■ WRITTEN TASK ■
Repeat the listing exactly as given, omitting every image.

■ COLLECTED MATERIAL ■
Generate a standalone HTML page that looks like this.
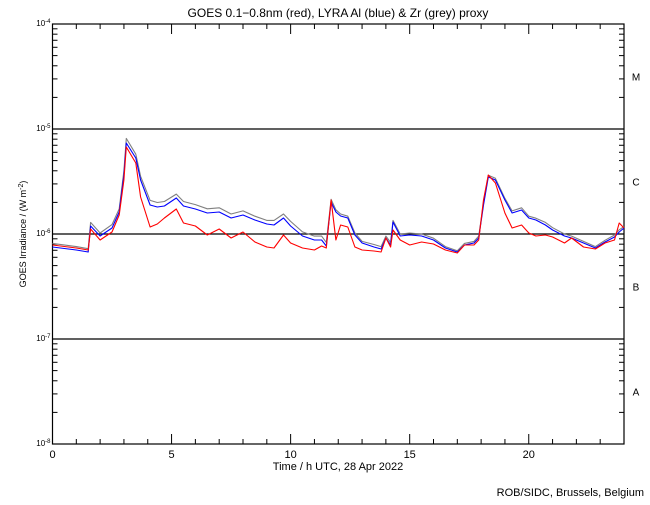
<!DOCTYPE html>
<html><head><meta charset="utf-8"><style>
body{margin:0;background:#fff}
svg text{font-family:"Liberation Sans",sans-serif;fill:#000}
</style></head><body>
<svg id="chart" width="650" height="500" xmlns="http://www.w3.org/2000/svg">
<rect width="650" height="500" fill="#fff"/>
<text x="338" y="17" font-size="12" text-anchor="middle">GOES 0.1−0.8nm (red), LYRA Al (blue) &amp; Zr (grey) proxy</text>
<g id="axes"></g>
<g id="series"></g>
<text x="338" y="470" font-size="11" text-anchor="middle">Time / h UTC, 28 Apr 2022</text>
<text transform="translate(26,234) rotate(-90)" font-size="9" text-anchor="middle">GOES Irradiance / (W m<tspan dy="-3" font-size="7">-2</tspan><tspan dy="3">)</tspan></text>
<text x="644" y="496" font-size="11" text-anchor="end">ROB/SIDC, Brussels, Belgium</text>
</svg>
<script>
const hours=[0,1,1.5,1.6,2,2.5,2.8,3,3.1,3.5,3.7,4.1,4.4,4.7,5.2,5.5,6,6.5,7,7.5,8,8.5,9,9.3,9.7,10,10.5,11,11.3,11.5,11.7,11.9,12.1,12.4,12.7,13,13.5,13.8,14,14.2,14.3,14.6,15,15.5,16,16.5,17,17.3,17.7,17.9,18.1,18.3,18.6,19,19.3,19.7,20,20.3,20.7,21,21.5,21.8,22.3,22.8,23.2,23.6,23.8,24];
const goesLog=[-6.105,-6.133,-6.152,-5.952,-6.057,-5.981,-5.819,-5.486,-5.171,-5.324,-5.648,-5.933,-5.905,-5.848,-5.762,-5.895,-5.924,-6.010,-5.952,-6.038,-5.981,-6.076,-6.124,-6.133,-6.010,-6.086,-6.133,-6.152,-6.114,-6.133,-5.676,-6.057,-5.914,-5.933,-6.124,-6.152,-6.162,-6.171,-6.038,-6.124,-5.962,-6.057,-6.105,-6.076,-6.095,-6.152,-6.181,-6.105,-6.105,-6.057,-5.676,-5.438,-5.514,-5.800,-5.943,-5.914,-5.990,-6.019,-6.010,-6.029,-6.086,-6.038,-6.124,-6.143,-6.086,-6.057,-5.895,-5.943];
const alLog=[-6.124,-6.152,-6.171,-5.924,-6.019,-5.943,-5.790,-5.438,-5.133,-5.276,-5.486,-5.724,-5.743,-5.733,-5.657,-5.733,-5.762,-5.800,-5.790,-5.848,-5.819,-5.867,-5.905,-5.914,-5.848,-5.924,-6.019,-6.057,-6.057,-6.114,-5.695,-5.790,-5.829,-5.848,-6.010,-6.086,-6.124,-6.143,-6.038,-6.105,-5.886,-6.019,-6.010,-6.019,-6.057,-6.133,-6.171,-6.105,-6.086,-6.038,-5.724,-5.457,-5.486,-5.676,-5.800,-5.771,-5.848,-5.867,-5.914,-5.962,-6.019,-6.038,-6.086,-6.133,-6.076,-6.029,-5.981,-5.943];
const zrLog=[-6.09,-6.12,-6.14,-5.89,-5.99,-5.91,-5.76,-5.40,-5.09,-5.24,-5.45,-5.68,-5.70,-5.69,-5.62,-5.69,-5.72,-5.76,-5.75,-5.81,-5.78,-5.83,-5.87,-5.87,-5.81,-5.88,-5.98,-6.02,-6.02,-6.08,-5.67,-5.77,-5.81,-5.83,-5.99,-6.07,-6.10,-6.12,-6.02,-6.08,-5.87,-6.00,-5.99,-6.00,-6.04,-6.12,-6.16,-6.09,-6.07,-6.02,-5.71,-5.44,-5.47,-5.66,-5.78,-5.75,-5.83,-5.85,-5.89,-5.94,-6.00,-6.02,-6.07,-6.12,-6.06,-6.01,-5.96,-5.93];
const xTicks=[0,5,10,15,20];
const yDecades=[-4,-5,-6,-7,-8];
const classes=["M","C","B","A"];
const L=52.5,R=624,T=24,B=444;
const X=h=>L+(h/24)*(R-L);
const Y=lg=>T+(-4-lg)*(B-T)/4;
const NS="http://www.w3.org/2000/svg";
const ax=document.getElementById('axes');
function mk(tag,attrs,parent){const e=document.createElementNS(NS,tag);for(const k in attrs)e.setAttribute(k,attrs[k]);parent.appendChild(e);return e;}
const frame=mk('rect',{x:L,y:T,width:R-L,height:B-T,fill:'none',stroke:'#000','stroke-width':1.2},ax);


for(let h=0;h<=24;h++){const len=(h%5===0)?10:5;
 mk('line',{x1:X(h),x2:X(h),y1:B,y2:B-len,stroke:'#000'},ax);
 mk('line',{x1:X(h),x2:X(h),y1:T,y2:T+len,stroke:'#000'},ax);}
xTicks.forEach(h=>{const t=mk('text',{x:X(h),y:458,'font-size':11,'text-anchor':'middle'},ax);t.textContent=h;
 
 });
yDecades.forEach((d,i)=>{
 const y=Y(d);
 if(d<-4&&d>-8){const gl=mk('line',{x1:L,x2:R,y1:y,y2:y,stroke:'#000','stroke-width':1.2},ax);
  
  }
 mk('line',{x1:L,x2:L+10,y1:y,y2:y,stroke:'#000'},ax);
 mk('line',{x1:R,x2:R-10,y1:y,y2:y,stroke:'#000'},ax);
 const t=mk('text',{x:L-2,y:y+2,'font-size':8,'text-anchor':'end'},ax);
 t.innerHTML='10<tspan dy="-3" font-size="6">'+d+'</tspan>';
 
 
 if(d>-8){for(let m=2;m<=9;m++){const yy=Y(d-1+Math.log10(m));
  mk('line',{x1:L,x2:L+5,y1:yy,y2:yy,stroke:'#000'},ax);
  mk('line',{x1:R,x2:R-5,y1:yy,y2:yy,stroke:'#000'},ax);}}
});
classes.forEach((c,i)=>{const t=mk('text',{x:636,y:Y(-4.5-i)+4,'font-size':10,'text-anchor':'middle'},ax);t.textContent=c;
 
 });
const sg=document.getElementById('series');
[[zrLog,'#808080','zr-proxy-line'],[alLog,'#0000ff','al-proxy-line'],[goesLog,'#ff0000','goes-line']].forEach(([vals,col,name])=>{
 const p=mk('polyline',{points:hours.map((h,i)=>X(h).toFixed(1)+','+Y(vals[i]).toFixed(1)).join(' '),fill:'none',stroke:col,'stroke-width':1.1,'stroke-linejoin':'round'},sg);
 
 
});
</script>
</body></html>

■ SOLUTION FOR THIS TASK ■
Generate a standalone HTML page that looks like this.
<!DOCTYPE html>
<html><head><meta charset="utf-8"><style>
body{margin:0;background:#fff}
svg text{font-family:"Liberation Sans",sans-serif;fill:#000}
</style></head><body>
<svg id="chart" width="650" height="500" xmlns="http://www.w3.org/2000/svg">
<rect width="650" height="500" fill="#fff"/>
<text x="338" y="17" font-size="12" text-anchor="middle">GOES 0.1−0.8nm (red), LYRA Al (blue) &amp; Zr (grey) proxy</text>
<g id="axes"></g>
<g id="series"></g>
<text x="338" y="470" font-size="11" text-anchor="middle">Time / h UTC, 28 Apr 2022</text>
<text transform="translate(26,234) rotate(-90)" font-size="9" text-anchor="middle">GOES Irradiance / (W m<tspan dy="-3" font-size="7">-2</tspan><tspan dy="3">)</tspan></text>
<text x="644" y="496" font-size="11" text-anchor="end">ROB/SIDC, Brussels, Belgium</text>
</svg>
<script>
const hours=[0,1,1.5,1.6,2,2.5,2.8,3,3.1,3.5,3.7,4.1,4.4,4.7,5.2,5.5,6,6.5,7,7.5,8,8.5,9,9.3,9.7,10,10.5,11,11.3,11.5,11.7,11.9,12.1,12.4,12.7,13,13.5,13.8,14,14.2,14.3,14.6,15,15.5,16,16.5,17,17.3,17.7,17.9,18.1,18.3,18.6,19,19.3,19.7,20,20.3,20.7,21,21.5,21.8,22.3,22.8,23.2,23.6,23.8,24];
const goesLog=[-6.105,-6.133,-6.152,-5.952,-6.057,-5.981,-5.819,-5.486,-5.171,-5.324,-5.648,-5.933,-5.905,-5.848,-5.762,-5.895,-5.924,-6.010,-5.952,-6.038,-5.981,-6.076,-6.124,-6.133,-6.010,-6.086,-6.133,-6.152,-6.114,-6.133,-5.676,-6.057,-5.914,-5.933,-6.124,-6.152,-6.162,-6.171,-6.038,-6.124,-5.962,-6.057,-6.105,-6.076,-6.095,-6.152,-6.181,-6.105,-6.105,-6.057,-5.676,-5.438,-5.514,-5.800,-5.943,-5.914,-5.990,-6.019,-6.010,-6.029,-6.086,-6.038,-6.124,-6.143,-6.086,-6.057,-5.895,-5.943];
const alLog=[-6.124,-6.152,-6.171,-5.924,-6.019,-5.943,-5.790,-5.438,-5.133,-5.276,-5.486,-5.724,-5.743,-5.733,-5.657,-5.733,-5.762,-5.800,-5.790,-5.848,-5.819,-5.867,-5.905,-5.914,-5.848,-5.924,-6.019,-6.057,-6.057,-6.114,-5.695,-5.790,-5.829,-5.848,-6.010,-6.086,-6.124,-6.143,-6.038,-6.105,-5.886,-6.019,-6.010,-6.019,-6.057,-6.133,-6.171,-6.105,-6.086,-6.038,-5.724,-5.457,-5.486,-5.676,-5.800,-5.771,-5.848,-5.867,-5.914,-5.962,-6.019,-6.038,-6.086,-6.133,-6.076,-6.029,-5.981,-5.943];
const zrLog=[-6.09,-6.12,-6.14,-5.89,-5.99,-5.91,-5.76,-5.40,-5.09,-5.24,-5.45,-5.68,-5.70,-5.69,-5.62,-5.69,-5.72,-5.76,-5.75,-5.81,-5.78,-5.83,-5.87,-5.87,-5.81,-5.88,-5.98,-6.02,-6.02,-6.08,-5.67,-5.77,-5.81,-5.83,-5.99,-6.07,-6.10,-6.12,-6.02,-6.08,-5.87,-6.00,-5.99,-6.00,-6.04,-6.12,-6.16,-6.09,-6.07,-6.02,-5.71,-5.44,-5.47,-5.66,-5.78,-5.75,-5.83,-5.85,-5.89,-5.94,-6.00,-6.02,-6.07,-6.12,-6.06,-6.01,-5.96,-5.93];
const xTicks=[0,5,10,15,20];
const yDecades=[-4,-5,-6,-7,-8];
const classes=["M","C","B","A"];
const L=52.5,R=624,T=24,B=444;
const X=h=>L+(h/24)*(R-L);
const Y=lg=>T+(-4-lg)*(B-T)/4;
const NS="http://www.w3.org/2000/svg";
const ax=document.getElementById('axes');
function mk(tag,attrs,parent){const e=document.createElementNS(NS,tag);for(const k in attrs)e.setAttribute(k,attrs[k]);parent.appendChild(e);return e;}
const frame=mk('rect',{x:L,y:T,width:R-L,height:B-T,fill:'none',stroke:'#000','stroke-width':1.2},ax);


for(let h=0;h<=24;h++){const len=(h%5===0)?10:5;
 mk('line',{x1:X(h),x2:X(h),y1:B,y2:B-len,stroke:'#000'},ax);
 mk('line',{x1:X(h),x2:X(h),y1:T,y2:T+len,stroke:'#000'},ax);}
xTicks.forEach(h=>{const t=mk('text',{x:X(h),y:458,'font-size':11,'text-anchor':'middle'},ax);t.textContent=h;
 
 });
yDecades.forEach((d,i)=>{
 const y=Y(d);
 if(d<-4&&d>-8){const gl=mk('line',{x1:L,x2:R,y1:y,y2:y,stroke:'#000','stroke-width':1.2},ax);
  
  }
 mk('line',{x1:L,x2:L+10,y1:y,y2:y,stroke:'#000'},ax);
 mk('line',{x1:R,x2:R-10,y1:y,y2:y,stroke:'#000'},ax);
 const t=mk('text',{x:L-2,y:y+2,'font-size':8,'text-anchor':'end'},ax);
 t.innerHTML='10<tspan dy="-3" font-size="6">'+d+'</tspan>';
 
 
 if(d>-8){for(let m=2;m<=9;m++){const yy=Y(d-1+Math.log10(m));
  mk('line',{x1:L,x2:L+5,y1:yy,y2:yy,stroke:'#000'},ax);
  mk('line',{x1:R,x2:R-5,y1:yy,y2:yy,stroke:'#000'},ax);}}
});
classes.forEach((c,i)=>{const t=mk('text',{x:636,y:Y(-4.5-i)+4,'font-size':10,'text-anchor':'middle'},ax);t.textContent=c;
 
 });
const sg=document.getElementById('series');
[[zrLog,'#808080','zr-proxy-line'],[alLog,'#0000ff','al-proxy-line'],[goesLog,'#ff0000','goes-line']].forEach(([vals,col,name])=>{
 const p=mk('polyline',{points:hours.map((h,i)=>X(h).toFixed(1)+','+Y(vals[i]).toFixed(1)).join(' '),fill:'none',stroke:col,'stroke-width':1.1,'stroke-linejoin':'round'},sg);
 
 
});
</script>
</body></html>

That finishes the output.